The PCM-1B is a Zero Cross Time Proportioned Power Control Driver Board designed for use with high power back to back SCR modules driving resistive loads. The power delivered to the load is proportional to the command input signal. The gate drive technique used in the PCM-1B is DC drive for the reliable firing.

Features:

• True DC SCR Gate Drive
• Time Proportioning/Burst Firing
• Zero Cross Firing for Low EMI
• High Resolution Fast Synchronous Burst Output
• Suitable for resistive Loads
• 4-20mA, 0-10V, 0-5V, Pot, PWM Inputs
• 50/60Hz and 100 – 265VAC operation
• Adjustable Power limit
• LED power, output and limit indicators

3. Installation / Safety Information

Responsibility for determining suitability for use in any application / equipment lies solely on the purchaser, OEM and end user. Suitability for use in your application is determined by applicable standards such as UL, cUL and CE and the completed system involving this component should be tested to those standards.

[warning] WARNING: FIRE HAZARD!! Even quality electronic components CAN FAIL KEEPING FULL POWER ON! Provide a SEPARATE (redundant) OVER TEMPERATURE SHUTDOWN DEVICE to switch the power off if safe temperatures are exceeded.

[warning] WARNING: HIGH VOLTAGE!! This control board has high voltage on it that can cause death. This control must be installed in a GROUNDED enclosure by a qualified electrician in accordance with applicable local and national codes including NEC and other applicable codes. Provide a safety interlock on the door to remove power before gaining access to the device.

3.1 Mounting Instructions

The PCM-1B mounts using four #6 screws. See the mechanical dimensions section for more details. The PCB should be mounted at least 0.500" from any surface.

3.2 Electrical Connections

See the WIRING DIAGRAMS at the end of this document. Make sure the unit ordered is the correct unit for the application before wiring. Before wiring the unit, all Dip Switch settings for the command input and special features should be setup properly per the Dipswitch Configuration Section.

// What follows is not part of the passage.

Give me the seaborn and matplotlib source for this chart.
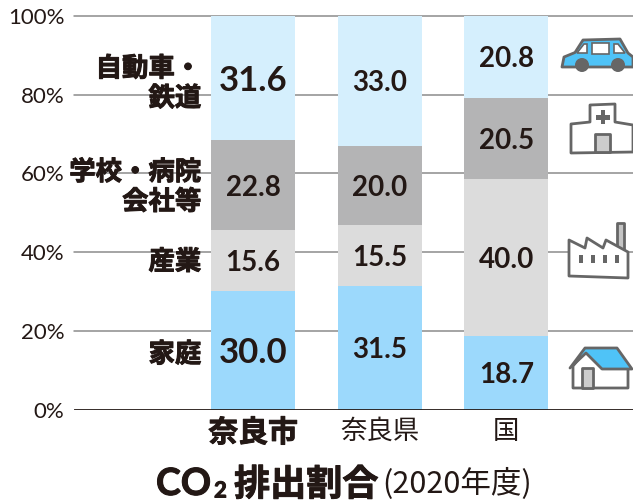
import matplotlib
matplotlib.use('Agg')
import matplotlib.pyplot as plt
import matplotlib.patheffects as pe
from matplotlib.patches import Polygon, Rectangle, Circle
import seaborn as sns
import pandas as pd

regions = ['奈良市', '奈良県', '国']
home = [30.0, 31.5, 18.7]
industry = [15.6, 15.5, 40.0]
office = [22.8, 20.0, 20.5]
transport = [31.6, 33.0, 20.8]
sector_values = [home, industry, office, transport]
sector_colors = ['#9cd9fc', '#dcdcdc', '#b4b4b5', '#d5effd']
sector_labels = ['家庭', '産業', '学校・病院\n会社等', '自動車・\n鉄道']
yticks = [0, 20, 40, 60, 80, 100]

JP = ['Noto Sans CJK JP', 'DejaVu Sans']
NUM = ['Lato', 'Noto Sans CJK JP']
DARK = '#231815'

sns.set_style('white')
plt.rcParams['font.family'] = JP

fig = plt.figure(figsize=(6.33, 5.04), dpi=100)
ax = fig.add_axes([74 / 633, 1 - 409.5 / 504, 559 / 633, 393.5 / 504])

bottom = [0, 0, 0]
for vals, col in zip(sector_values, sector_colors):
    df = pd.DataFrame({'region': regions, 'value': vals})
    sns.barplot(data=df, x='region', y='value', color=col, saturation=1, width=0.665,
                bottom=bottom, ax=ax, zorder=3, linewidth=0)
    for i, v in enumerate(vals):
        big = i == 0 and v in (30.0, 31.6)
        ax.annotate(f'{v:.1f}', (i, bottom[i] + v / 2), xytext=(0, -1.8), textcoords='offset points',
                    ha='center', va='center', zorder=5, color=DARK, family=NUM,
                    fontweight='bold', fontsize=25 if big else 20)
    bottom = [b + v for b, v in zip(bottom, vals)]

ax.set_xlim(-1.415, 3.0)
ax.set_ylim(0, 100)
ax.set_yticks(yticks)
ax.set_yticklabels([f'{t}%' for t in yticks], family=NUM, fontsize=16, color=DARK)
ax.tick_params(axis='y', length=0, pad=7)
ax.tick_params(axis='x', length=0, pad=6)
ax.set_xlabel('')
ax.set_ylabel('')
ax.set_xticks(range(3))
ax.set_xticklabels(regions, fontsize=19, color=DARK)
heavy = [pe.withStroke(linewidth=0.7, foreground=DARK)]
ax.get_xticklabels()[0].set_fontweight('bold')
ax.get_xticklabels()[0].set_fontsize(21.5)
ax.get_xticklabels()[0].set_path_effects(heavy)
for t in yticks[1:]:
    ax.axhline(t, color='#8c8c8c', lw=1.1, zorder=1, clip_on=False)
ax.axhline(0, color=DARK, lw=2, zorder=6)
for s in ax.spines.values():
    s.set_visible(False)

# left hand sector names, centred on the 奈良市 segments
b = 0
for v, lab, dy in zip([row[0] for row in sector_values], sector_labels, [-3, -1, -1.5, -4]):
    ax.annotate(lab, (-0.41, b + v / 2), xytext=(0, dy), textcoords='offset points',
                ha='right', va='center', multialignment='right', zorder=4,
                color=DARK, fontweight='bold', fontsize=19, linespacing=1.13, path_effects=heavy)
    b += v

# overlay in pixel coordinates for the icons and the title
ov = fig.add_axes([0, 0, 1, 1], facecolor='none')
ov.set_xlim(0, 633)
ov.set_ylim(504, 0)
ov.axis('off')

LINE = '#666666'
kw = dict(edgecolor=LINE, lw=2, joinstyle='round')
# car
ov.add_patch(Polygon([(562, 67), (564, 57), (575, 52.5), (583, 40), (620, 39), (628, 53), (633, 57), (633, 67)],
                     facecolor='#4fc3f7', **kw))
ov.add_patch(Polygon([(577, 53), (584, 44), (587, 44), (587, 53)], facecolor='white', edgecolor=LINE, lw=1.2))
ov.add_patch(Rectangle((592, 43), 17, 11, facecolor='white', edgecolor=LINE, lw=1.2))
ov.add_patch(Polygon([(614, 44), (618, 44), (625, 53), (614, 53)], facecolor='white', edgecolor=LINE, lw=1.2))
ov.add_patch(Circle((582, 65), 7, facecolor=LINE, edgecolor='none'))
ov.add_patch(Circle((618, 65), 7, facecolor=LINE, edgecolor='none'))
# hospital
ov.add_patch(Polygon([(571, 124), (590, 122), (590, 105), (615, 104), (615, 122), (633, 125), (633, 152), (571, 153)],
                     facecolor='white', **kw))
ov.add_patch(Rectangle((595, 134), 15, 18, facecolor='#cccccc', **kw))
ov.add_patch(Rectangle((596, 115), 14, 4.5, facecolor=LINE, edgecolor='none'))
ov.add_patch(Rectangle((600.7, 110), 4.5, 14, facecolor=LINE, edgecolor='none'))
# factory
ov.add_patch(Rectangle((617, 223), 7, 26, facecolor='#c4c4c4', **kw))
ov.add_patch(Polygon([(569, 240), (585, 248), (587, 238), (603, 248), (606, 240), (628, 252), (628, 278), (569, 276)],
                     facecolor='white', **kw))
for wx in [579, 591, 603, 615]:
    ov.add_patch(Rectangle((wx, 255), 4, 8, facecolor=LINE, edgecolor='none'))
# house
ov.add_patch(Polygon([(573, 366), (573, 388), (628, 388), (628, 366), (602, 366), (586, 350)], facecolor='white', **kw))
ov.add_patch(Polygon([(570, 368), (585, 348), (617, 348), (632, 369), (602, 369), (586, 353)], facecolor='#4fc3f7', **kw))
ov.add_patch(Rectangle((582, 368), 11, 20, facecolor='#cccccc', **kw))

# title, set piece by piece because the weights and sizes change
ov.text(156, 484, 'CO', ha='left', va='center', fontsize=27, fontweight='bold', color=DARK, family=NUM, path_effects=heavy)
ov.text(214, 491, '2', ha='left', va='center', fontsize=16, fontweight='bold', color=DARK, family=NUM, path_effects=heavy)
ov.text(234, 485, '排出割合', ha='left', va='center', fontsize=26, fontweight='bold', color=DARK, path_effects=heavy)
ov.text(382, 484, '(2020年度)', ha='left', va='center', fontsize=22, color=DARK)

fig.savefig('out.png', dpi=100)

3.3 SCR Output Snubbers and Transient Protection

3.3.1 Commutation Problems

When an SCR or TRIAC is used to control an inductive load, the load current lags the mains voltage. When the device turns off at zero current, the rate of rise of the reapplied voltage can retrigger the device and produce half cycling and blown fuses. To limit this rate of rise and obtain reliable commutation, an R-C (resistor-capacitor) snubber circuit should be connected in parallel with the SCR/TRIAC.

3.3.2 dv/dt Problems

When voltage transients occur on the mains supply or load of an SCR/TRIAC it can cause the device to turn on unexpectedly due to the fast rate of rise of voltage (dv/dt). This can result in false firing and half cycling of the load that can cause blown fuses when driving inductive loads. An R-C snubber circuit will help to limit the dv/dt seen by the device and will produce more reliable firing.

3.3.3 Snubber Sizing

When an SCR using an R-C snubber turns on, the capacitor is discharged through the resistor into the device resulting in high peak currents. It is critically important when sizing your snubber to make sure that the resistor value does not become so low that the ratings of the SCR are exceeded when the capacitor is discharged. Careful attention should also be given to the power dissipation that will develop in the snubber resistor.

3.3.4 MOV Protection

Metal Oxide Varistors are used on SCRs to suppress voltage spikes that can occur across the devices and damage them. Snubbers are not a substitute for MOVs and vice versa. Snubbers and MOVs should be used together to get reliable performance and long life from the SCR/TRIAC application. External MOV must be installed across SCRs to limit peak voltages seen by the PCM-1B to ~800VDC.

3.4 Limited Warranty

NuWave Technologies, Inc. warrant this product to be free from defect in workmanship and materials for a period of one (1) year from the date of purchase.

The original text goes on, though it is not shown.